I drove with confidence. I paid no mind to my car since I regularly took it for maintenance, it passed the smog check, and everything was up to date. My insurance was on auto-pay, and I was never stopped by the police.
One day, I checked my bank account, casually calculating my expenses. I noticed something strange. Something was missing. I looked for the charges from my car insurance, which I had set to autopay more than a year before. But no charges were present. I knew how much it cost; I assumed it must have been under one of those weirdly named transactions. But try as I might, I couldn't find it.
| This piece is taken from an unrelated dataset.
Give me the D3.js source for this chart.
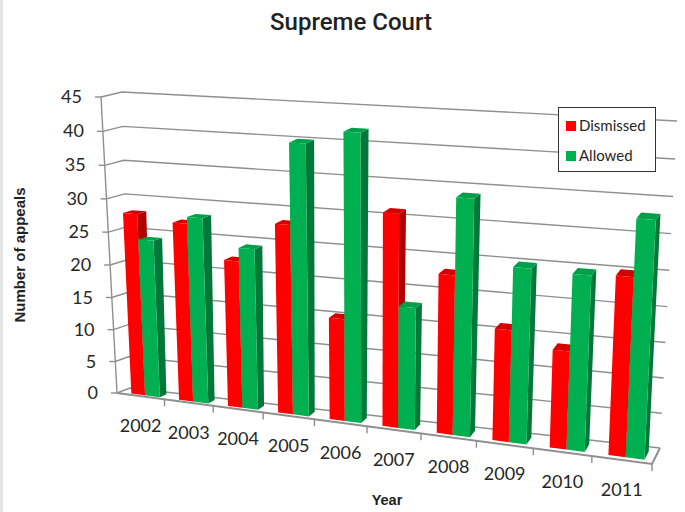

I looked through my email to find the last interaction I had with them. The last email thanking me for charging my card was more than a year old. I ran to my car, grabbed a copy of my car insurance card, and called the number on the back. The number rang and rang, and went to a voicemail. It didn't sound like a corporate number.
I went to their website. The website gave me a Microsoft IIS server "404 Not Found" page. I googled their name to no avail. But then, I found an old email from them. A farewell email. It stated that they were going out of business and provided the phone number of an alternative company.
My stomach dropped. The realization hit me like a bucket of ice water—I had been driving for a year completely uninsured. Every trip to the grocery store, every commute to work, every weekend drive to visit family—all of it had been one police stop away from disaster. What if I had gotten into an accident? What if someone had been hurt? The financial implications alone made me dizzy.
That night, I barely slept. First thing in the morning, I called the alternative company to get coverage, but I still needed to drive to work that day. I got into my car, now seeing it not as my trusty vehicle but as a liability on wheels. The wheel felt stiff under my sweaty palms. The gas pedal seemed to have two or three extra coils that made it hard to press with my suddenly leaden foot. All of a sudden, all the cars next to me were police cars. Was that siren in the distance coming for me? Did that officer look at me a little too long at the stoplight?
Ignorance was truly bliss. But setting my account to paperless and auto-pay is something I avoid to this day. I'm not saving the forest by going paperless. I'll provide my own chunk of wood if need be. But I'd like to receive my correspondence by mail and set an alert to pay my bills on time. It's a little effort, but the reward is, I don't take the risk of driving a full year without insurance.